(Items from a dataset)
BEGIN

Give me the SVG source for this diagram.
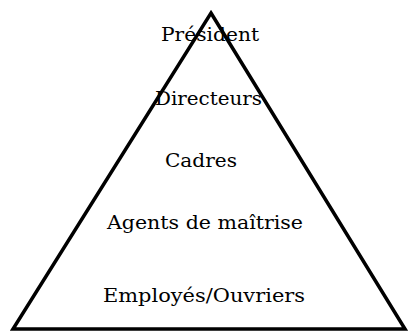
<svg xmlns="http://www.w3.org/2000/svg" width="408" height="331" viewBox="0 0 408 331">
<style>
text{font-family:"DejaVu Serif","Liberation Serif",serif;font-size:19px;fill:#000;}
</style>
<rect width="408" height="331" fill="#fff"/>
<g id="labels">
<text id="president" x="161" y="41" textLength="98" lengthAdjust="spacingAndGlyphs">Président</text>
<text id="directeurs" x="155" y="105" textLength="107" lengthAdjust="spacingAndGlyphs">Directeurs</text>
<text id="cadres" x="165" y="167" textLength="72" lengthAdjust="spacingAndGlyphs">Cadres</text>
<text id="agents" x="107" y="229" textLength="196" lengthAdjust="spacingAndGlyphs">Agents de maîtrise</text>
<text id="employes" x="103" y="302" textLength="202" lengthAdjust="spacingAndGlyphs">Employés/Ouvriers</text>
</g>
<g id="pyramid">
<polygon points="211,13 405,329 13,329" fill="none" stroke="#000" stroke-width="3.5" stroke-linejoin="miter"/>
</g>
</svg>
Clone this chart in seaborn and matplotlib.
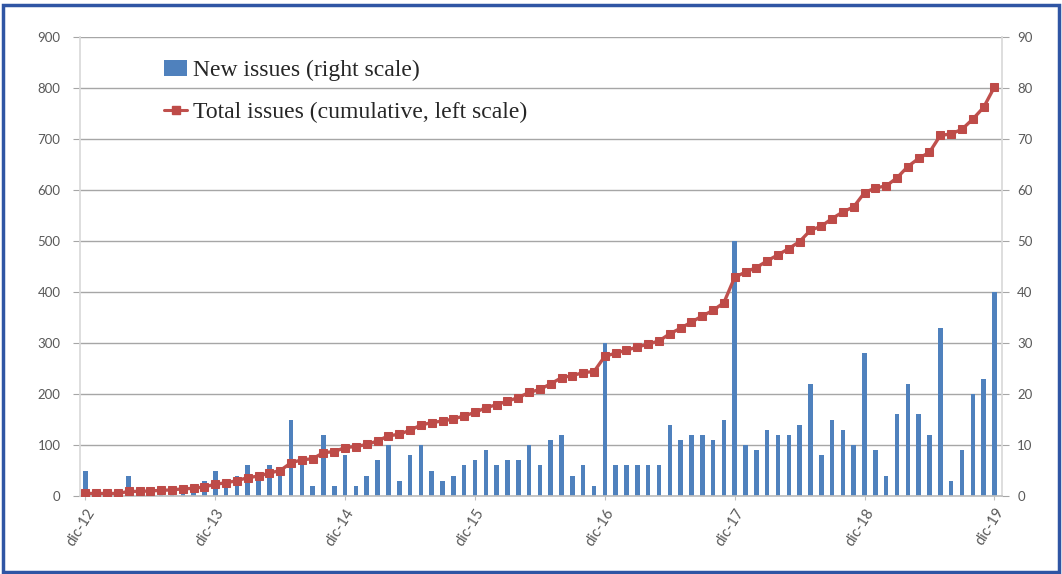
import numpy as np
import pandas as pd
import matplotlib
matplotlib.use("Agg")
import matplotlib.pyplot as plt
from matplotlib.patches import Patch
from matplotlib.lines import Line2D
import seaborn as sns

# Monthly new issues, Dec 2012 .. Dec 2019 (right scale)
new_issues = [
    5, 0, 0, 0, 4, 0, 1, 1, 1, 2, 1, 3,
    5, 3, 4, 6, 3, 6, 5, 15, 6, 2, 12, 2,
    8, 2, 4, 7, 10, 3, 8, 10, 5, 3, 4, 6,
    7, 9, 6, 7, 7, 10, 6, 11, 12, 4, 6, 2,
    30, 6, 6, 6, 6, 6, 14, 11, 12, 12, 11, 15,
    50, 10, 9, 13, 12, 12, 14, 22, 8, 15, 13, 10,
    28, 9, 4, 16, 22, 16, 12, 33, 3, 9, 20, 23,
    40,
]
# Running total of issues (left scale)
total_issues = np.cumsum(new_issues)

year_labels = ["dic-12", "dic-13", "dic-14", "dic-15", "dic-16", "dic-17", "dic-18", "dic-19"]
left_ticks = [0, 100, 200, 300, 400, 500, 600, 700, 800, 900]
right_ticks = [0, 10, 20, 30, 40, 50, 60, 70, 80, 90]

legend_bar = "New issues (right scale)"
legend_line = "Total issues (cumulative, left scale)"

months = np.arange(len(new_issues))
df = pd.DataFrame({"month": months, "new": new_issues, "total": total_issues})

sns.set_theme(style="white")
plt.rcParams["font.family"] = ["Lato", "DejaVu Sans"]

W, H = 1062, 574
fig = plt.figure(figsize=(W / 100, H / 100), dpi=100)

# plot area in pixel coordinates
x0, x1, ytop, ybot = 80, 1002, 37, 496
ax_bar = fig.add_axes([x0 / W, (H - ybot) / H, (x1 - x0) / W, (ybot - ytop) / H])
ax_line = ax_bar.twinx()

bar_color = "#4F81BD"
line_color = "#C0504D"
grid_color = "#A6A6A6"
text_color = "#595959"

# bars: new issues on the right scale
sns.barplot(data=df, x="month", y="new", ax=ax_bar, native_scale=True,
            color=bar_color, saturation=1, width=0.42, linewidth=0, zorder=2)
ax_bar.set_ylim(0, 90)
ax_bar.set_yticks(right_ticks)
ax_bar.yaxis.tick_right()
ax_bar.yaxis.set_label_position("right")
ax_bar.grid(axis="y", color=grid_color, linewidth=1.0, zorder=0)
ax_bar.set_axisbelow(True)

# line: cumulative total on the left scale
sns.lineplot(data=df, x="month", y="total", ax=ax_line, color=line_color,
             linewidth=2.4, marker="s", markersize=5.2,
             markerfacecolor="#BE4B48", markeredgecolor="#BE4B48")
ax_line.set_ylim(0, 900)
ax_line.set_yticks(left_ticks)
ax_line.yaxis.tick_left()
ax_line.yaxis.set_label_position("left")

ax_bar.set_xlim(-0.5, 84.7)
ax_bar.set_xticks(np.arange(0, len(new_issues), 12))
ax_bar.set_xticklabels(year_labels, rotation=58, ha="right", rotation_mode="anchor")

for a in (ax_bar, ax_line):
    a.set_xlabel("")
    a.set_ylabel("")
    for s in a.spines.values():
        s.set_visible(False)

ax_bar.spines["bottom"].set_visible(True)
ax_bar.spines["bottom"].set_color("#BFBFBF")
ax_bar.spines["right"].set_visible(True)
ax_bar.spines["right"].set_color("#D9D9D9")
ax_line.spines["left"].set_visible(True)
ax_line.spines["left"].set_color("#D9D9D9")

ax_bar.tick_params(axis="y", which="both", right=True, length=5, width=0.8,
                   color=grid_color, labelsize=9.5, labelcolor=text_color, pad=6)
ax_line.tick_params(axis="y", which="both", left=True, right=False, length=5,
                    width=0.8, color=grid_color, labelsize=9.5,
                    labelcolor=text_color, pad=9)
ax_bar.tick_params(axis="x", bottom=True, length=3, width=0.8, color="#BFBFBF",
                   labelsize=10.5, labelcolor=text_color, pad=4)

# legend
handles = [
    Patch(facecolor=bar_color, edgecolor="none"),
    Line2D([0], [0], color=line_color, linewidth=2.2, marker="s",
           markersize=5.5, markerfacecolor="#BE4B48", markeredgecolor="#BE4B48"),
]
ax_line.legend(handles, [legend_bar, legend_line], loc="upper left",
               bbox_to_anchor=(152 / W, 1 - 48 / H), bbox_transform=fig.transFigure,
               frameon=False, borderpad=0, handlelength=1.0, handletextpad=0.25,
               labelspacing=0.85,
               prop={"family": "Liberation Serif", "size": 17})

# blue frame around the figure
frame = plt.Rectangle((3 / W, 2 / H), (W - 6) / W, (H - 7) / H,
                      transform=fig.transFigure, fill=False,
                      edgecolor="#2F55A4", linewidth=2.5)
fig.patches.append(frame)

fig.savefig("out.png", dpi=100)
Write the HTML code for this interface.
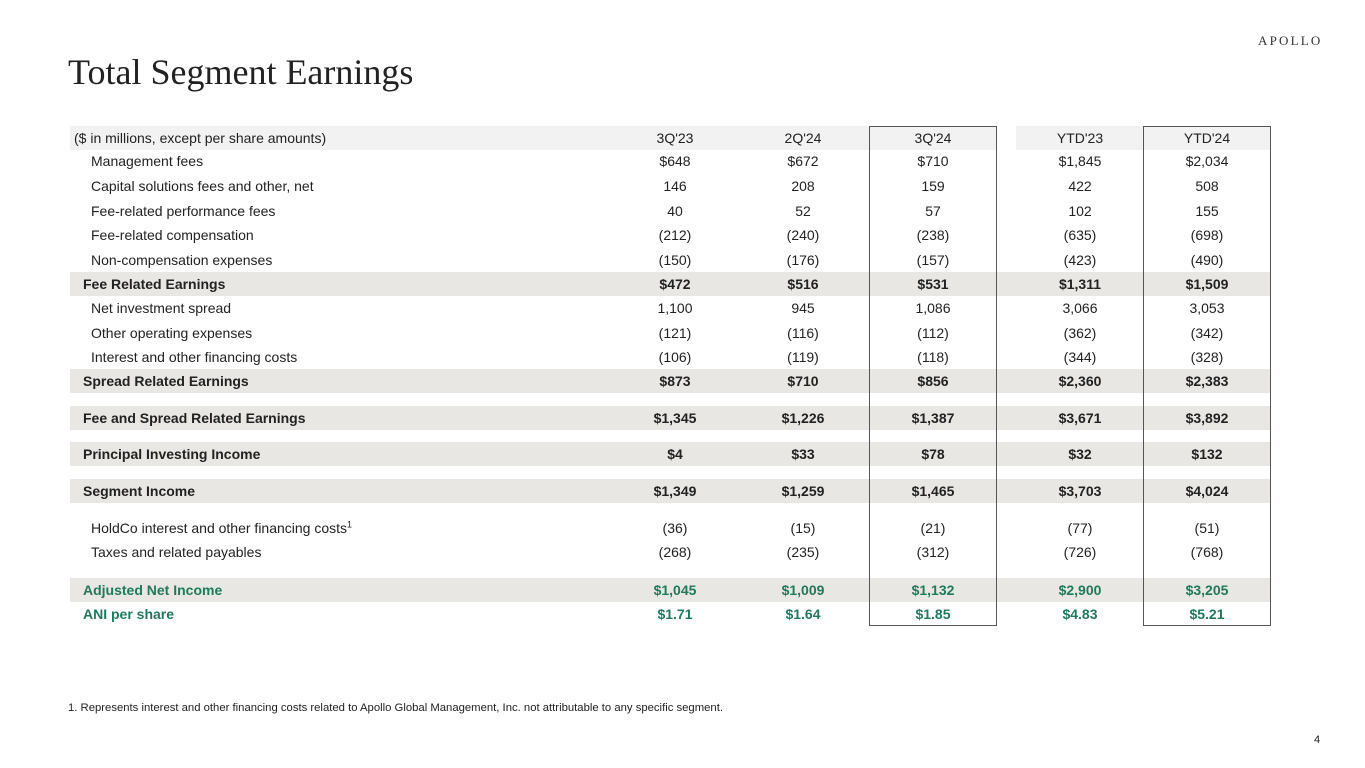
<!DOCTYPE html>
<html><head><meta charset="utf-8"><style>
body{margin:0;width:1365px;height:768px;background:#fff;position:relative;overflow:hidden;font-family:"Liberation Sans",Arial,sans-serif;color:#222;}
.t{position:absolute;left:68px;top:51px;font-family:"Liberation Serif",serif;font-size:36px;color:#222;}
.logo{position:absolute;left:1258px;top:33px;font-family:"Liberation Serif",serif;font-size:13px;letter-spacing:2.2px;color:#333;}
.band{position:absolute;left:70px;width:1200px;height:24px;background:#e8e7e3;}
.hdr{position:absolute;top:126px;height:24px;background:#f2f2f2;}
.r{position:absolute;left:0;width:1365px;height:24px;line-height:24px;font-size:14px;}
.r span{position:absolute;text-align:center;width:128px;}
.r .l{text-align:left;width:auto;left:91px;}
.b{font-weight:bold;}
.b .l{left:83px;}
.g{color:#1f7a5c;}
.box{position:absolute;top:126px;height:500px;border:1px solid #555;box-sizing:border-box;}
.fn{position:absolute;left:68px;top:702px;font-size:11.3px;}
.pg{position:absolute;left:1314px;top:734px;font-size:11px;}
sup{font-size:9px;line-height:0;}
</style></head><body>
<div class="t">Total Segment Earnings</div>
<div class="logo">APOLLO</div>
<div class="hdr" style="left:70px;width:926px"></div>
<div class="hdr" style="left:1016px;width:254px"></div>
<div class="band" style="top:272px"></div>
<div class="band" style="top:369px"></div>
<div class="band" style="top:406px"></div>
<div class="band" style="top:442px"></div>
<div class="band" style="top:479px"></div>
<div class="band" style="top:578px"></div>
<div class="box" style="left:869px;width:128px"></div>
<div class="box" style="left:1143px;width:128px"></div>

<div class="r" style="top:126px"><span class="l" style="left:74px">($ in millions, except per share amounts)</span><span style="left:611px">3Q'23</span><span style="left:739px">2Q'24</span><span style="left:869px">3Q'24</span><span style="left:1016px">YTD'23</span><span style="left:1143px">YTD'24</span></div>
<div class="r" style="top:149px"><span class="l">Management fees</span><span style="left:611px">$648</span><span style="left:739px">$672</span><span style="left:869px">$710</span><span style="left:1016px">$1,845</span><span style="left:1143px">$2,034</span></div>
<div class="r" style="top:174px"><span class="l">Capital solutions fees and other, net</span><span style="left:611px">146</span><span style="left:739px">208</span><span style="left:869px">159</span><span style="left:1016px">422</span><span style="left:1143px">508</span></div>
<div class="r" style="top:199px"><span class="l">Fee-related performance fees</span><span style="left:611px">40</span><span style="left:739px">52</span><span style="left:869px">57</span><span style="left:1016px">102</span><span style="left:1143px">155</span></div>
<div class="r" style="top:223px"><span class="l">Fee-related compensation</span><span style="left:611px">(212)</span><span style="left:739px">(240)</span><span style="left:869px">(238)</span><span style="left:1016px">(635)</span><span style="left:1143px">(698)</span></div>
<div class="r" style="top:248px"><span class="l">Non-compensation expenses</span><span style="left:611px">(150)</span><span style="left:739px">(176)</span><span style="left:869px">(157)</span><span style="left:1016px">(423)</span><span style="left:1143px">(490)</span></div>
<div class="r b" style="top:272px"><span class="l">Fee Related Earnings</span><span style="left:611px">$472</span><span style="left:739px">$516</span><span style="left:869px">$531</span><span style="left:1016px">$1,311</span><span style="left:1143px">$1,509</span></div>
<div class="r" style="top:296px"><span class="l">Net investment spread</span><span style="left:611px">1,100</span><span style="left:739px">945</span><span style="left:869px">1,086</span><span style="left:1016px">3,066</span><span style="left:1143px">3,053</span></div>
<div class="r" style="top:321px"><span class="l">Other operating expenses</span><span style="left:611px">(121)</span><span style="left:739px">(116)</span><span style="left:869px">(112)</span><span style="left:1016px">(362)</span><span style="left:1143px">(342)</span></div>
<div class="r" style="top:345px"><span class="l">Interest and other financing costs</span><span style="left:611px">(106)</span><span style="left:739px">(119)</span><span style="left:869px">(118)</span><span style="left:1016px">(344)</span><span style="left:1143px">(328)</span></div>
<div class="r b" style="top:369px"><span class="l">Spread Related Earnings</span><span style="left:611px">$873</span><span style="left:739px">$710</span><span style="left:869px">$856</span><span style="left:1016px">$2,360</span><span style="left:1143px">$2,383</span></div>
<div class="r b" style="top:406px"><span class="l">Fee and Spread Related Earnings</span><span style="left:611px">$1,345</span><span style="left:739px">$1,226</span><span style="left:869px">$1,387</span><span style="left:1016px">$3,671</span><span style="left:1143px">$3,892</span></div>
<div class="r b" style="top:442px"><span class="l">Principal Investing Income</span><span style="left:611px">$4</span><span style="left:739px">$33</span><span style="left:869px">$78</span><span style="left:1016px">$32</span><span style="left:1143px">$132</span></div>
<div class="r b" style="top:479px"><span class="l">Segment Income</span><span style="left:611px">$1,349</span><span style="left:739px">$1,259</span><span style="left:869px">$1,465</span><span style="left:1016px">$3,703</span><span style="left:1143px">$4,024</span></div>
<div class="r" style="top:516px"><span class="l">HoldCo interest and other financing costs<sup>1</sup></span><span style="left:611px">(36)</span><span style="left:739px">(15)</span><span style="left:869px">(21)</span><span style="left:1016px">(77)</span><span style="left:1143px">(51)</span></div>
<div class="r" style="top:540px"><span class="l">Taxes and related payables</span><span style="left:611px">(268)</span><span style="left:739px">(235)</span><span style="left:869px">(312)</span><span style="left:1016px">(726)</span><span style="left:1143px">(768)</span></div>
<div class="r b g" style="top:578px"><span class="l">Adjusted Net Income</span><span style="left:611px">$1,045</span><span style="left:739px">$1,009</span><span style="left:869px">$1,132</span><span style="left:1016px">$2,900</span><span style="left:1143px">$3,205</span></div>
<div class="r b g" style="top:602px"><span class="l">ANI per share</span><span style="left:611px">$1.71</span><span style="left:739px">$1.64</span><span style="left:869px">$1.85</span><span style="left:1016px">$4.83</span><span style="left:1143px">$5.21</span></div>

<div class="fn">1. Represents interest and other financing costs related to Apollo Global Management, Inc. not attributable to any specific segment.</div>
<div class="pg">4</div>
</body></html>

END

What to do: Starting at the line with "Clone this chart in seaborn and matplotlib." and ending at the line with "import seaborn as sns", copy each line exactly, both ends included. Do not copy the pictures.

Output for this exercise:
Clone this chart in seaborn and matplotlib.
import numpy as np
import pandas as pd
import matplotlib
matplotlib.use("Agg")
import matplotlib.pyplot as plt
from matplotlib.patches import Patch
from matplotlib.lines import Line2D
import seaborn as sns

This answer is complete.